Why the heck to people get so twisted into a knot about something as simple as personal gear choice?
Because it is not personal choice.
Old timers call a snorkel safety equipment. I think basically we have come to some agreement that that is a rather suspect idea. Moreover, lots of old timers ideas have been cast aside, and if it were just the old farts saying "you need to know how to use a snorkel, the is lowering training standards, MacDiver, Damn kids get off my lawn!" then we could safely ignore them as we can with regard to tables, and swim tests, buddy breathing, and the other holdovers from the old days.
However,
PADI also calls it safety equipment which borders on insane, given the utter lack of training, and subsequent practice in its use that most people get with it. Students are trained to use snorkels in pools and quarries by instructors who cannot free dive, and are told a snorkel is safety equipment, and then get themselves into real trouble when they treat it as such.
So in the real world of diving (where accidents happen mostly to tourist divers, and most divers are tourist divers), we have a group of divers who are told by the world's largest training organization that something that regularly gets divers into trouble is mandatory safety equipment.
This is not a matter of personal choice when it is mandated by the world's largest training organization. Nor is it a matter of choice when that same 'safety equipment' not only does not help the others, but actually causes the problems that divers get into.
Someone made the analogy to power tools. That is a great analogy because we do not for a second think of power tools as
safety equipment.
Useful perhaps, but not safety equipment; rather equipment that makes us take special precautions to use. In fact we use safety equipment in order to use power tools. If we likened snorkels to power tools, then we would be on the right track, and we would get the snorkel out of the OW course, where few instructors have any idea how to use it, let alone teach it. And new divers would not be trying to use it while diving.

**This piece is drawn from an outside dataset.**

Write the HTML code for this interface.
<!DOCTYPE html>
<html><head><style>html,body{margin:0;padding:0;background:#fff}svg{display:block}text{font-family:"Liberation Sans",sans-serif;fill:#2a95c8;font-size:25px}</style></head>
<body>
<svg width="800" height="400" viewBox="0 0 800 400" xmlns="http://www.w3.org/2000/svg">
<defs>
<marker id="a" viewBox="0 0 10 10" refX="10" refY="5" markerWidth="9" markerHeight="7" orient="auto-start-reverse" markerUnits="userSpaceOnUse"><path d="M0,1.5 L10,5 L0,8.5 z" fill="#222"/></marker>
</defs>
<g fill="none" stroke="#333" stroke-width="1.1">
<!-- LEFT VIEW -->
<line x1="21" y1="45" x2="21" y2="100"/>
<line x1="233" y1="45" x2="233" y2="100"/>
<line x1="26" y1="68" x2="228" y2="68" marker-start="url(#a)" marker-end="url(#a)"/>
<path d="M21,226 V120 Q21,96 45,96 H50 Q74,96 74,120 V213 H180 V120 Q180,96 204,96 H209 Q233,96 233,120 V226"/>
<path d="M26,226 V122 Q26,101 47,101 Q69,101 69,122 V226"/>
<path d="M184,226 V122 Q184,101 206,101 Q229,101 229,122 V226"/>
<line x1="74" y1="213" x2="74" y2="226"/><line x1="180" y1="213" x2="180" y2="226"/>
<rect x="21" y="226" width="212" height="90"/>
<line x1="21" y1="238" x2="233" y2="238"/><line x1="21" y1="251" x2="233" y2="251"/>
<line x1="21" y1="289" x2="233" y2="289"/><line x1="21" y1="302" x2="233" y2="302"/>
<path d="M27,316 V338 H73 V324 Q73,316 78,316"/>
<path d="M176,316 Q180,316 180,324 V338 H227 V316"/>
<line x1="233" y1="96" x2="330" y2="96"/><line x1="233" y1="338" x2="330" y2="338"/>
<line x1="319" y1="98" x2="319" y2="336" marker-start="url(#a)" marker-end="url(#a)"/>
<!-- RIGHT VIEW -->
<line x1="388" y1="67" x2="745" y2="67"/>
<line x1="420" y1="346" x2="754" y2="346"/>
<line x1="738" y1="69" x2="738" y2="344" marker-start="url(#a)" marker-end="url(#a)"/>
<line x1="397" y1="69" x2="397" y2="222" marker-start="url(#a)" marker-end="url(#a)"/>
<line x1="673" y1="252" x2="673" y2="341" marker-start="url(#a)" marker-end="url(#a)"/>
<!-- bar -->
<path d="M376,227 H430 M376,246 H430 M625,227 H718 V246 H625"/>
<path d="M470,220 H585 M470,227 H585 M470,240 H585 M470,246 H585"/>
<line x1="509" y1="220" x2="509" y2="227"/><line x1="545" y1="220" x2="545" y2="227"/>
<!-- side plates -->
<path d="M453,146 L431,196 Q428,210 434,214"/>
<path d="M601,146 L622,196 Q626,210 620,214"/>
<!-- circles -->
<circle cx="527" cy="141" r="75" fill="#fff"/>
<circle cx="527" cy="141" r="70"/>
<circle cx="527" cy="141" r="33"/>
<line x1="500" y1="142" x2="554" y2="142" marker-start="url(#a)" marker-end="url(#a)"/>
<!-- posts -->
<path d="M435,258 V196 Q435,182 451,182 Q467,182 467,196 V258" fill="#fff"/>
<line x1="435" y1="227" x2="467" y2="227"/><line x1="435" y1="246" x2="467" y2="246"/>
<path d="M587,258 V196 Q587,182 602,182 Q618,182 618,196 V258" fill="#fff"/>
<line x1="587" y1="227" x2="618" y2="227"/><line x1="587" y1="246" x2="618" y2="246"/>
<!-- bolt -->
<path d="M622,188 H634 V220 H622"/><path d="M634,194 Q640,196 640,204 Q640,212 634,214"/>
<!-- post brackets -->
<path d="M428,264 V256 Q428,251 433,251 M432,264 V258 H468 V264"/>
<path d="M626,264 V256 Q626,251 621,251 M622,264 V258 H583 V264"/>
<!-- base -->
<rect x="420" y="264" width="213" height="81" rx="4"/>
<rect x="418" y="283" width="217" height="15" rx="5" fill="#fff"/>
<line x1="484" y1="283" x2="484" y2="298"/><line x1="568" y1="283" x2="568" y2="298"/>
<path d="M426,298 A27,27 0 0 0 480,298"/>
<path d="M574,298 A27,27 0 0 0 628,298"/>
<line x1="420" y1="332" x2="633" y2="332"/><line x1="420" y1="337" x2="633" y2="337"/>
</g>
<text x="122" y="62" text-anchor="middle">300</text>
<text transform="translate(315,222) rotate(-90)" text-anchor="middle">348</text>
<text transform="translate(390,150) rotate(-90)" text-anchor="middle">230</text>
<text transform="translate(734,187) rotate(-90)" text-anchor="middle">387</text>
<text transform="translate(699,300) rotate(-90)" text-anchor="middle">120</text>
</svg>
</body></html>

---------- Post Merged at 02:08 AM ---------- Previous Post was at 01:44 AM ----------
Trying to cram all the first with all the second in a foreshortened course creates an incredible amount of task loading that results in many skills being inadequately learned/re-enforced.
If someone said: for new divers unfamiliar with absolutely everything, a snorkel adds additional task loading to someone already extremely task loaded I would agree. That is not the same as saying snorkels do not belong in diving because many divers are not task loaded by a snorkel (or their other gear).
Now we are getting somewhere in understanding. Snorkels are a tool, that some might find useful. And some, especially new divers (note the forum in which this thread sits), should be wary of using or depending on a snorkel, despite it being labeled as 'safety equipment' by the agency (PADI) which likely trained them.
They should further not trust that their experience in using it one place, resembles in any way what their experience in using it will be somewhere else. (This is in contrast to regulators, and the rest of the gear, which works more consistently from place to place.)
As long as snorkels are not required for training or diving, and PADI does not label something that gets (some) divers in trouble as safety equipment, and PADI does not require snorkels for courses or an instructors, well why would anyone disagree with that? Use it at your own peril, or for your own enjoyment. That's fine.
The problem is that the snorkel
is required, and it
is labeled as safety equipment by PADI. The problem is not that anyone chooses to use it. It is that people who don't know any better, who have to trust the judgment of the experts they rely on, are being given really, really, really, bad advice. We PADI instructors tell people not to hold their breath, and we tell them that snorkels are mandatory safety equipment. We need them to do the first, so we need to have their trust.
But then we violate that trust by telling a flat lie, that snorkels are necessary, that they are safety equipment, and that all divers are better off with them. How do I know it is a lie? Because that same training organization lists no such nonsense for tech diving students who are far more likely to face be on the surface for hours in the open ocean. If snorkels were actually safety equipment for helping being stuck on the surface in the open ocean, then they would be required for tech divers who are routinely stuck on the surface for hours. They are not.
(Now watch as PADI adds snorkels to required equipment for tech training, as they have for sidemount training. A bungied reg, and a looped hose, and they require snorkels.)